La Terrasse

"La culture est une résistance à la distraction" Pasolini

Théâtre - Critique

La Vieille et la bête

La Vieille et la bête - Critique sortie Théâtre
Crédit photo : Mario del Curto Légende photo : Ilka Schönbein et son ânon joueur de luth.

Publié le 10 novembre 2010

Ilka Schönbein installe sur le plateau de la paille, quelques pommes, la défroque d’un âne bientôt rendu à la vie et ce génie de la marionnette qui en fait l’une des meilleures praticiennes de son art.

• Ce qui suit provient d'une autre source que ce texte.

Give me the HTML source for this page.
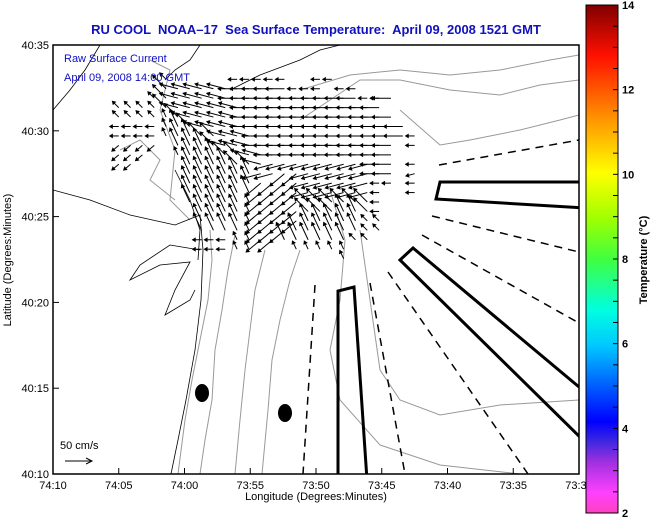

C’est la mort qui met en scène ce spectacle, du propre aveu d’Ilka Schönbein qui semble détenir à son propos des secrets cachés au commun des mortels… Voyante ou visionnaire, sorte de pythie malicieuse ou de chamane capable de dialoguer avec les esprits, Ilka Schönbein est une artiste à part qui imagine des spectacles dont la beauté formelle et la perfection des images créées composent un univers mystérieux où chacun projette et retrouve souvenirs, angoisses, rêves et fantômes. Les spectateurs de La Vieille et la bête sont accueillis par le clavier malicieux d’Alexandra Lupidi, voix d’ange et sourire sarcastique, sorte de luciférienne présence qui semble garder le temple fabuleux dont vont surgir les personnages fantasmagoriques qu’anime la marionnettiste. Mort qui rôde, mort qui guette, mort invitée comme pour l’apprivoiser, mort qui joue et dont on peut se jouer, Ilka Schönbein ose affronter l’irreprésentable et crée une ambiance intense où la tendresse et la délicatesse parviennent à subjuguer les démons convoqués par ce spectacle cathartique, à la fois terrifiant et consolateur.
 
Théâtre des mystères
 
Une petite ballerine dont le rêve est de devenir étoile et qui le poursuit jusqu’au bout de ses pointes et de ses forces, une vieille femme agonisante jouant à cache-cache avec une mort matée à coups de pommes, un âne fils de roi et joueur de luth amoureux d’une princesse : Ilka Schönbein pousse l’interprétation jusqu’à l’identification. Elle mêle son corps à celui de sa marionnette, lui prête ses bras, ses jambes, créant un mélange fabuleux entre l’esprit et la matière, comme si elle insufflait au golem le souffle de la vie en plaquant sur son front le verset mystérieux que constitue l’histoire racontée. Théâtre des métamorphoses que celui d’Ilka Schönbein, du mixte et du monstre, de la transgression des frontières et des taxons, théâtre de masques qui révèlent plus qu’ils ne cachent : y assister participe autant de l’expérience métaphysique que de la jouissance esthétique tant ce qui s’y montre relève de ces mystères que la plupart craignent et évitent et que seul le véritable artiste sait approcher.
 
Catherine Robert


La Vieille et la bête, d’Ilka Schönbein. Du 27 novembre au 17 décembre 2010. Mardi et jeudi à 19h30 ; mercredi, vendredi et samedi à 20h30 ; dimanche à 16h. Relâches les 2 et 7 décembre. Théâtre de la Commune, 2, rue Edouard-Poisson, 93300 Aubervilliers. Réservations au 01 48 33 16 16. Spectacle vu au Grand Parquet.